I recently attempted to run/hike/climb all of Utah’s 13,000 foot peaks, unsuccessfully. I want to share my experience with you, but to do so you must first understand my desire to attempt such a challenge. Part 1 will focus on the drive to climb mountains above a certain elevation and why Utah mountains go mainly unnoticed. I hope you enjoy the articles and urge you to share your own experiences in the comments section.
Hikers and peak-baggers in this country have an odd obsession with the 14,000 foot elevation mark. I imagine that it has something to do with the fact that the tallest mountain in the contiguous US is 14,505ft. Were Mt Whitney to be above 15,000 ft people would probably care a lot less about getting above 14,000. When analyzed at a state level the number becomes even more arbitrary.
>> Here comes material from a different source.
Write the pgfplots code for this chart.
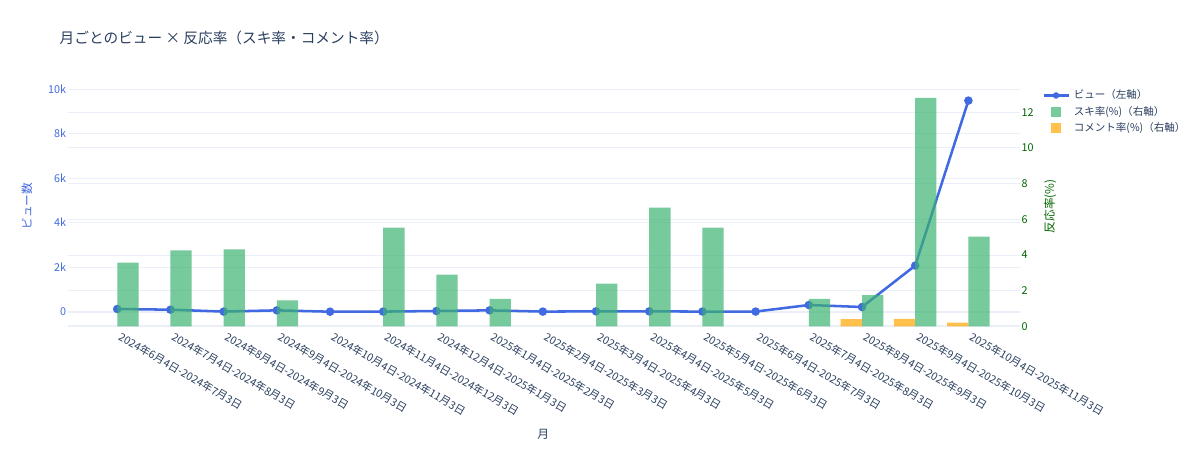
\documentclass[border=0pt]{standalone}
\usepackage{fontspec}
\setmainfont{Noto Sans CJK JP}
\usepackage{pgfplots}
\pgfplotsset{compat=1.18}
\definecolor{royalblue}{RGB}{65,105,225}
\definecolor{msgreen}{RGB}{60,179,113}
\definecolor{orangec}{RGB}{255,165,0}
\definecolor{darkgreenc}{RGB}{0,100,0}
\definecolor{txt}{HTML}{2A3F5F}
\definecolor{gridc}{HTML}{EBF0F8}
\pgfplotsset{
  myax/.style={
    scale only axis, width=713.8pt, height=180.375pt,
    at={(51.2pt,92.625pt)}, anchor=south west,
    xmin=-0.921, xmax=16.97,
    axis line style={draw=none}, major tick length=0pt,
    /pgf/number format/assume math mode=true,
    scaled y ticks=false,
    ticklabel style={font=\fontsize{8.1}{9}\selectfont},
    ymajorgrids, grid style={gridc, line width=0.75pt},
    extra tick style={grid style={gridc, line width=1.5pt}},
    set layers,
  }
}
\begin{document}
\begin{tikzpicture}
\path (0pt,0pt) rectangle (900pt,337.5pt);
\node[anchor=west, text=txt, font=\fontsize{11}{13}\selectfont, inner sep=0pt] at (44.6pt,309.2pt) {月ごとのビュー × 反応率（スキ率・コメント率）};

\begin{axis}[myax,
  ymin=-665, ymax=10135,
  ytick={0,2000,4000,6000,8000,10000},
  yticklabels={0,2k,4k,6k,8k,10k},
  extra y ticks={0}, extra y tick labels={},
  yticklabel style={text=royalblue, anchor=east, inner sep=1.5pt},
  xtick={0,...,16},
  xticklabels={2024年6月4日-2024年7月3日,2024年7月4日-2024年8月3日,2024年8月4日-2024年9月3日,2024年9月4日-2024年10月3日,2024年10月4日-2024年11月3日,2024年11月4日-2024年12月3日,2024年12月4日-2025年1月3日,2025年1月4日-2025年2月3日,2025年2月4日-2025年3月3日,2025年3月4日-2025年4月3日,2025年4月4日-2025年5月3日,2025年5月4日-2025年6月3日,2025年6月4日-2025年7月3日,2025年7月4日-2025年8月3日,2025年8月4日-2025年9月3日,2025年9月4日-2025年10月3日,2025年10月4日-2025年11月3日},
  xticklabel style={xshift=3.6pt, yshift=-3.6pt, rotate=-30, anchor=north west, text=txt, inner sep=0pt},
  ylabel={ビュー数},
  ylabel style={text=royalblue, font=\fontsize{8.8}{10}\selectfont, at={(axis description cs:-0.0434,0.5)}, anchor=center},
  xlabel={月},
  xlabel style={text=txt, font=\fontsize{8.8}{10}\selectfont, at={(axis description cs:0.499,0)}, anchor=center, yshift=-80.6pt},
]
\addplot[royalblue, line width=1.9pt, mark=*, mark size=2.2pt, mark options={fill=royalblue, draw=royalblue}] coordinates {
(0,120) (1,90) (2,5) (3,60) (4,0) (5,5) (6,30) (7,60) (8,5) (9,15) (10,15) (11,5) (12,5) (13,300) (14,210) (15,2070) (16,9480)
};
\end{axis}

\begin{axis}[myax,
  ymin=0, ymax=13.47,
  ytick={0,2,4,6,8,10,12},
  extra y ticks={0}, extra y tick labels={},
  yticklabel pos=right,
  yticklabel style={text=darkgreenc, anchor=west, inner sep=1pt},
  xtick=\empty,
  ylabel={反応率(\%)},
  ylabel style={text=darkgreenc, font=\fontsize{8.8}{10}\selectfont, at={(axis description cs:1.0315,0.5)}, anchor=center},
  legend style={at={(rel axis cs:1.0231,0.9875)}, anchor=north west, draw=none, fill=none,
    font=\fontsize{7.9}{9}\selectfont, text=txt, inner sep=0pt, row sep=3pt,
    nodes={inner sep=0pt, text height=7pt, text depth=2.3pt}},
  legend cell align=left,
]
\addlegendimage{legend image code/.code={
  \draw[royalblue, line width=1.9pt] (0pt,0pt) -- (18.75pt,0pt);
  \fill[royalblue] (9.4pt,0pt) circle (2.2pt);
  \path (22.5pt,0pt);
}}
\addlegendentry{ビュー（左軸）}
\addplot[ybar, bar width=0.4, bar shift=0.2, fill=msgreen, fill opacity=0.7, draw=none,
  legend image code/.code={\fill[msgreen, fill opacity=0.7] (5.6pt,-3.75pt) rectangle (13.1pt,3.75pt); \path (0pt,0pt) (22.5pt,0pt);}]
coordinates {
(0,3.58) (1,4.27) (2,4.32) (3,1.46) (5,5.54) (6,2.90) (7,1.55) (9,2.40) (10,6.66) (11,5.54) (13,1.55) (14,1.76) (15,12.80) (16,5.04)
};
\addlegendentry{スキ率(\%)（右軸）}
\addplot[ybar, bar width=0.4, bar shift=-0.2, fill=orangec, fill opacity=0.7, draw=none,
  legend image code/.code={\fill[orangec, fill opacity=0.7] (5.6pt,-3.75pt) rectangle (13.1pt,3.75pt); \path (0pt,0pt) (22.5pt,0pt);}]
coordinates {
(14,0.41) (15,0.42) (16,0.21)
};
\addlegendentry{コメント率(\%)（右軸）}
\end{axis}
\end{tikzpicture}
\end{document}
California hosts 15 peaks above 14,000ft with a prominence (elevation difference) of 300 ft between summits. Twelve of those lie in the Sierra Nevada mountain range and can technically be climbed in one continuous trip without having to be shuttled in some manner to another mountain. But you’re still left two short of the total without a car. Colorado has 52 mountains above 14,000ft ranging over four different mountain ranges. While people have successfully climbed all of the peaks in those respective states without aid, only few have done so and none under the power of their own feet (one or two people employed a bike, but that’s it).
Below the 14,000 ft mark few mountains in the US get any notice unless they are state high points. What is truly sad, however, is that some of the best mountains and ranges in the US are ignored because they don’t meet the magical number. Utah plays host to 19 mountains above 13,000 (21 if you don’t take prominence into account) feet elevation, nothing special by national standards. But what people have yet to notice is that all of those peaks – representing the tallest mountains in Utah above a given elevation – are all in the same remote mountain range – the Uinta Mountains. All of the peaks lie in a relative clean line along a ridge and never, at any point, do you cross a road between summits. Receiving support along the route would be difficult, at best, and once on your journey and atop a peak your nearest trailhead is well over 10 miles away. If you throw out the arbitrary number of 14,000 ft and simply look at the total number of mountains above a certain elevation in any given state Utah undoubtedly offers the single most aesthetic challenge in the country. So while the rest of America has their sights set on 14,000 ft they are missing out on what is probably the greatest peak-bagging opportunity on the continent.
***Oh, and did I mention it has never been done before? Not only has no one ever done all of the Utah 13ers in a single trip, but few, if any have even done them in a single year. I have tried twice. Tried and failed. And for good reason. The route, end to end, is somewhere between 65 to 70 miles with somewhere over 20,000 ft of vertical gain. There are numerous rocky and narrow ridge lines with massive cliffs and steep slopes on either side. And then there is the boulder hopping. Miles and miles of moving over large slabs of rocks ranging from 50 lbs to the size of a small car, many of which move and want to kill you. Just staying on your feet is a challenge. The toll it takes on your body as your minor muscles and tendons work to stabilize your ankles and legs breaks you down the farther you go until you are cursing the thought of ever starting. All of this takes place above 10,000 ft elevation with more than half of it above 12,000 ft…and yet I still want to go back and finish the job.
Stay tuned for Part 2 of this article, where I will reveal the beauty and wonder of the Utah Uinta Mountains as I attempted to summit all its 13,000 ft peaks in a single, unsupported push. It will also explain why no one else has likely ever tried.
***Editors Note: it has recently been found that Kip Jenkins linked all of the Utah 13ers in a single 8 day trip in 1997. Unbelievable!